People on Reddit are asking for charity recommendations in specific cause areas. Here are some examples:
- What is the best charity for trans people?
- What is the best charity for elephants?
- What is the best charity for diabetics?
I have a pretty hard time suggesting an effective charity to these people and often just ask them to consider that donations to the most impactful charity might be 100x more impactful than the average charity. I figure that my comments are better than nothing but could be a lot more impactful if I knew a charity within that person's cause area.
Any suggestions?
Anyone have a list of charities organized by cause area?
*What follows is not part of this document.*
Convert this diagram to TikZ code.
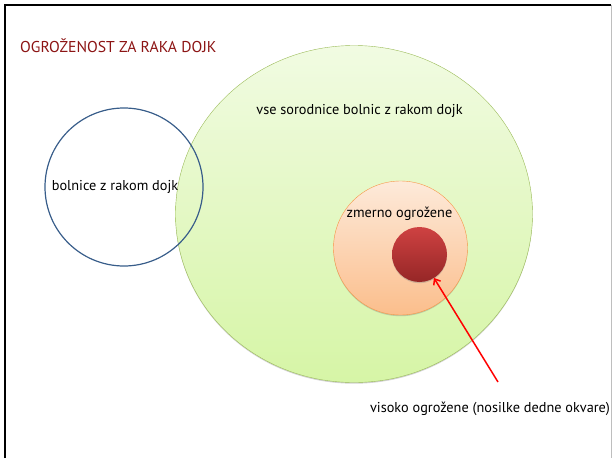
\documentclass[tikz,border=0pt]{standalone}
\usepackage{fontspec}
\setmainfont{PT Sans}
\usepackage{tikz}
\usetikzlibrary{arrows.meta, positioning, shapes.geometric, shadows}
\definecolor{setgreen}{RGB}{155,187,89}
\definecolor{greentop}{RGB}{241,251,226}
\definecolor{greenbot}{RGB}{214,245,166}
\definecolor{setorange}{RGB}{247,150,70}
\definecolor{orangetop}{RGB}{253,234,218}
\definecolor{orangebot}{RGB}{251,190,140}
\definecolor{spheretop}{RGB}{206,66,66}
\definecolor{spherebot}{RGB}{150,38,38}
\definecolor{setblue}{RGB}{56,93,138}
\definecolor{titlered}{RGB}{140,20,20}
\definecolor{framegray}{RGB}{190,190,190}

\begin{document}
\begin{tikzpicture}[x=1pt, y=-1pt, >=Latex, font=\fontsize{14.3}{17}\selectfont,
  soft/.style={drop shadow={shadow xshift=0pt, shadow yshift=-1.2pt, opacity=0.35}},
  allset/.style={draw=setgreen, ellipse, inner sep=0pt, top color=greentop,
                 bottom color=greenbot, soft},
  midset/.style={draw=setorange, circle, inner sep=0pt, top color=orangetop,
                 bottom color=orangebot, soft},
  highset/.style={circle, inner sep=0pt, outer sep=0pt, top color=spheretop,
                  bottom color=spherebot, soft},
  patset/.style={draw=setblue, line width=1.2pt, circle, inner sep=0pt},
  lbl/.style={inner sep=0pt, text=black}]

  \useasboundingbox (0,0) rectangle (613,458);

  % frame
  \draw[line width=2.5pt, black] (5,458) -- (5,5) -- (611,5);
  \draw[framegray] (611,5) -- (611,458);

  \node[titlered, anchor=west, inner sep=0pt, font=\fontsize{15.7}{18}\selectfont]
       (title) at (20,46) {OGROŽENOST ZA RAKA DOJK};

  \node[allset, minimum width=357pt, minimum height=337pt] (all) at (354,214) {};
  \node[midset, minimum size=134pt] (mid) at (400.5,248) {};
  \node[highset, minimum size=55pt] (high) at (419.5,254.5) {};
  \node[patset, minimum size=158pt] (pat) at (124,187) {};

  \node[lbl] (allL)  at (359.5,111) {vse sorodnice bolnic z rakom dojk};
  \node[lbl] (patL)  at (115,187)   {bolnice z rakom dojk};
  \node[lbl] (midL)  at (399.5,214) {zmerno ogrožene};
  \node[lbl] (highL) at (490,409)   {visoko ogrožene (nosilke dedne okvare)};

  \coordinate (tail) at (498,382);
  \draw[->, red, line width=1.5pt, >={Straight Barb[length=5pt, width=8pt]}]
       (tail) -- (high);
\end{tikzpicture}
\end{document}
Even though diabetics and elephants might not be on the list, it could come in handy in case someone asks for a charity on that list.
Some additional context is I created a Reddit bot to find Redditors asking for advice on altruistic careers or best charities, so I can try to steer people towards effective resources (like GiveWell and 80,000 Hours).
>Have you considered not spending time on those questions if you expect you can't find any good answers?
I'm not spending much time on them. I have to sort through the less-easy-to-answer questions in order to find the more-easy-to-answer ones. I am spending time on the overall project, but you would make a false assumption if you extrapolate these to all of the other questions I'm seeing. I'm posting about these specifically because they are less easy to answer. The easy-to-answer questions I'm not asking for advice on because I can already generate a good answer.
Is the overall project work worth the time? It's hard for any of us to answer that question about our work. I am currently trying to collect some data on how much my responses have changed people's minds, but it takes work to find that out.
>this... comes off... as a little bit coercive.
There's always a balance between being pushy and not saying enough when giving advice. It feels appropriate that I'm giving people advice on topics which they've asked for advice on. I wrote "steer... towards" which is something you might associate with a manager or captain who is directing people. Perhaps the words, "let them know" would have been more apt. What I'm doing is more giving information than making the decision for people.